Numerous African Americans had been actively engaged in design arts, yet there was no mention of them in graphic design textbooks, what Bowens calls 'the historic canon," leaving no way for future artists to understand that they're truly not alone.

To help shed light on these unsung contributions, Bowens, now a professor of graphic design at George Mason University, helped create the online course, “Black Design in America: African Americans and the African Diaspora in Graphic Design.”

He also organized the topic's traveling exhibition, “The Sin of Omission,” featured through Feb. 25 at Dorchester Center for the Arts.

Leading a walk-through tour of the exhibit from 4 to 5 p.m. on Second Saturday (Feb. 11), Bowens wore a purple shirt emblazoned with black script reading “Black History is American History,” accompanying the image of Charles Dawson. One of Chicago's leading Black designers during the 1920s and ’30s, Dawson attended the Tuskegee Institute before becoming the first Black student admitted to New York's Art Students League. During 1912, he worked as a pullman to earn money for admission to the prestigious Art Institute of Chicago.

In World War I, Dawson was a lieutenant in the segregated 36th regiment, the Buffalo Soldiers. Returning to Chicago, he created advertising for Valmor and Overton Cosmetics companies designed for Black consumers. But he also offered a loftier vision in his 1934 Chicago World's Fair poster, “O Sing a Mighty Song,” promoting the event's pageant of Black music.

Another Chicago notable in the exhibit is Thomas Miller, who worked with leading agency Morton Goldshall Associates for 35 years, working on Motorola rebranding, featuring the 'batwing' image, the Peace Corps logo, Betty Crocker Chicken Helper and - as chief designer - the 1970s 7Up soft drink packaging redesign.

Miller once turned down a job requiring him to participate in the common practice known as “working behind the curtain,” meant to appease white clients who wouldn’t accept a project with a Black designer, requiring them to be virtually invisible. Refusing to acquiesce and risking the loss of work was a luxury most Black designers just couldn't afford.

In 1961, industrial designer Charles Harrison's formidable skills led Sears and Roebuck to abandon the company's longstanding unwritten policy prohibiting the hiring of Blacks. During his 32-year career, Harrison became Sears' first Black executive, leading a design team responsible for 750 items, including the internationally successful redesign of the Model F View Master for use by children.

The exhibit includes two Harlem Renaissance designers, Louise E. Jefferson and Aaron Douglas. Both were founding members of the Harlem Artists Guild and illustrated for The NAACP magazine The Crisis and the scholarly publication “Opportunity: The Journal of Negro Life.”

In 1936 Jefferson illustrated a songbook, “We Sing America,” banned and burned by the governor of Georgia, due to its images of Black and white children playing together. Artistic director of Friendship Press, upon retiring she traveled to Africa, using her drawings and photographs to write “The Decorative Arts of Africa.”

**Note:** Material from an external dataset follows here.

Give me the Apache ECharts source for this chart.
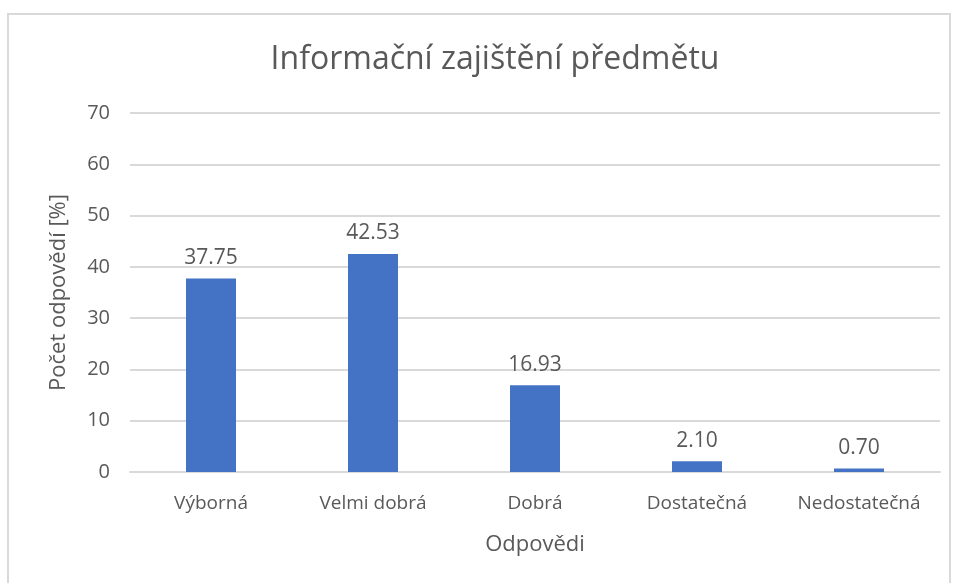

In the 1930s, Douglas created a mural for Fisk University's library and a series of murals, “Aspects of Negro Life,” for the Shomburg Center for Research in Black Culture. In 1936, he established Fisk's Art Department, serving as its chairman until his 1966 retirement.

Of special local interest is Seldon Dix Jr., a Bridgeville, Delaware, native whose prolific career took him to ABC as assistant art director of the Promotion and Time Magazine as associate graphic director of the Promotion Art Department.

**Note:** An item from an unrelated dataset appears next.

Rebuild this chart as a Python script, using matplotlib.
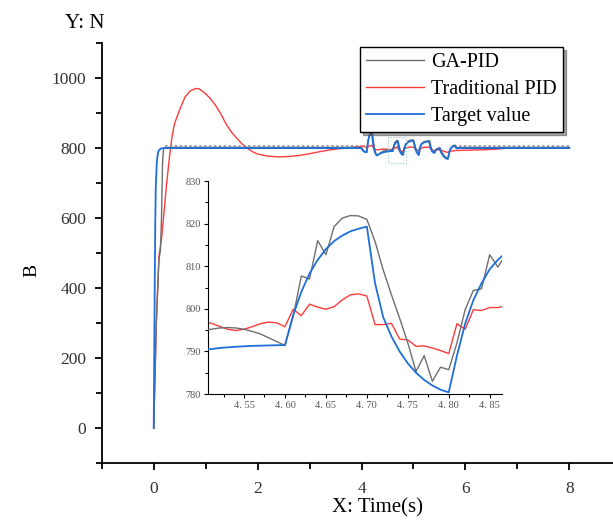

Among Dix's creations on display are Ronald Reagan's 1981 inauguration program and a Ray Charles album cover, designed with a tactile pictorial representation of Charles. Dix retired to Salisbury, where his wife and daughter still live.

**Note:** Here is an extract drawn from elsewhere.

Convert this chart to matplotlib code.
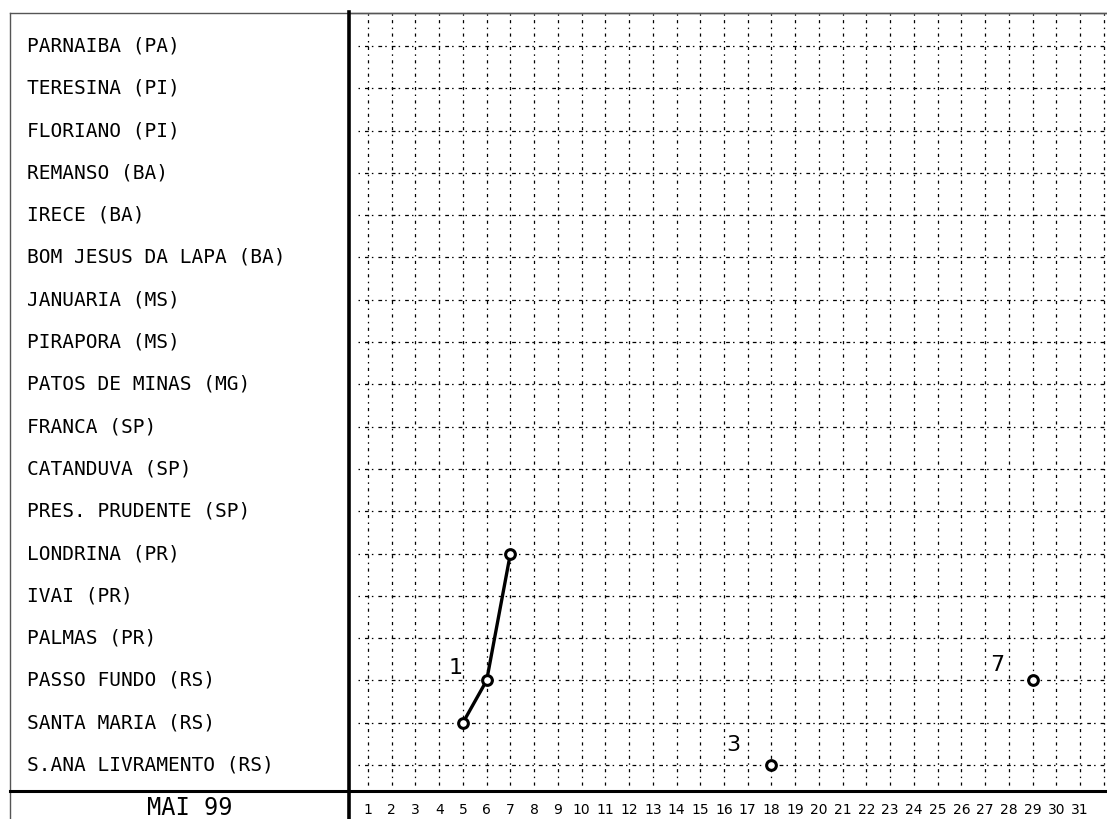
import numpy as np
import matplotlib
matplotlib.use("Agg")
import matplotlib.pyplot as plt
from matplotlib.lines import Line2D
from matplotlib.transforms import blended_transform_factory

# stations, top to bottom as in the chart
stations = ["PARNAIBA (PA)", "TERESINA (PI)", "FLORIANO (PI)", "REMANSO (BA)",
            "IRECE (BA)", "BOM JESUS DA LAPA (BA)", "JANUARIA (MS)", "PIRAPORA (MS)",
            "PATOS DE MINAS (MG)", "FRANCA (SP)", "CATANDUVA (SP)",
            "PRES. PRUDENTE (SP)", "LONDRINA (PR)", "IVAI (PR)", "PALMAS (PR)",
            "PASSO FUNDO (RS)", "SANTA MARIA (RS)", "S.ANA LIVRAMENTO (RS)"]
days = list(range(1, 32))
month_label = "MAI 99"

# tracks: (number, days, stations)
track_names = ["1", "3", "7"]
track_days = [[5, 6, 7], [18], [29]]
track_stations = [["SANTA MARIA (RS)", "PASSO FUNDO (RS)", "LONDRINA (PR)"],
                  ["S.ANA LIVRAMENTO (RS)"],
                  ["PASSO FUNDO (RS)"]]


def row(s):
    return len(stations) - 1 - stations.index(s)


W, H = 1107, 819


def fx(px):
    return px / W


def fy(py):
    return 1 - py / H


fig = plt.figure(figsize=(W / 100, H / 100), dpi=100)
ax = fig.add_axes([fx(349), fy(791), fx(1112) - fx(349), fy(13) - fy(791)])

px_day = (1080 - 368) / 30
px_row = (765 - 46) / 17
ax.set_xlim(1 - (368 - 349) / px_day, 1 + (1112 - 368) / px_day)
ax.set_ylim(-(791 - 765) / px_row, 17 + (46 - 13) / px_row)

# grid
for d in range(1, 33):
    ax.axvline(d, color="black", lw=0.9, ls=(0, (1.2, 3.5, 2.5, 3.5)), zorder=1)
for i in range(len(stations)):
    ax.axhline(i, xmin=(358 - 349) / (1112 - 349), color="black", lw=0.9,
               ls=(0, (1.2, 4, 3, 2.5)), zorder=1)

for name, dd, ss in zip(track_names, track_days, track_stations):
    yy = [row(s) for s in ss]
    ax.plot(dd, yy, color="black", lw=2.4, marker="o", ms=7, mfc="white",
            mec="black", mew=2.2, zorder=3)

ax.text(4.68, row("PASSO FUNDO (RS)") + 0.3, "1", fontsize=16, ha="center",
        va="center", color="black")
ax.text(16.4, row("S.ANA LIVRAMENTO (RS)") + 0.47, "3", fontsize=16, ha="center",
        va="center", color="black")
ax.text(27.5, row("PASSO FUNDO (RS)") + 0.36, "7", fontsize=16, ha="center",
        va="center", color="black")

ax.set_xticks([])
ax.set_yticks([])
for sp in ["right", "bottom", "left"]:
    ax.spines[sp].set_visible(False)
ax.spines["top"].set_color("#555555")
ax.spines["top"].set_linewidth(1)

# station labels in the left panel
lab_tr = blended_transform_factory(fig.transFigure, ax.transData)
for s in stations:
    ax.text(fx(27), row(s), s, transform=lab_tr, fontsize=14,
            family="DejaVu Sans Mono", ha="left", va="center")

# day numbers under the grid
for d in days:
    ax.text(d, -(803 - 765) / px_row, str(d), fontsize=10, ha="center", va="top",
            clip_on=False)
fig.text(fx(190), fy(796), month_label, fontsize=17, family="DejaVu Sans Mono",
         ha="center", va="top")

# frame lines
fig.add_artist(Line2D([fx(10), fx(1107)], [fy(13), fy(13)], color="#555555", lw=1))
fig.add_artist(Line2D([fx(10), fx(10)], [fy(13), fy(819)], color="#555555", lw=1))
fig.add_artist(Line2D([fx(10), fx(1107)], [fy(791), fy(791)], color="black", lw=2.2))
fig.add_artist(Line2D([fx(349), fx(349)], [fy(12), fy(819)], color="black", lw=2.6))

fig.savefig("out.png", dpi=100)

Though graphic art is often thought of in a modern context, the exhibit features a display dedicated to “The Black Slave Artisan,” which notes how northern colonial Black slaves worked in print shops setting type and carving engravings. Apprenticeship systems also contributed to such skills, notably in the case of publisher Thomas Fleet Sr. of Boston, who included woodblock cut prints reportedly crafted by his slave, Peter Fleet, in his 1769 book “The Prodigal Daughter.”

Among the more familiar images found in the exhibit are Ebony Magazine ads by Herb Temple, senior art director and designer Emmit McBain of the Vince Cullers Group, who collaborated on Afro Sheen's landmark Wantu Wazuri piece, captioned with the words: "In Swahili or English, the meaning is the same … beautiful people."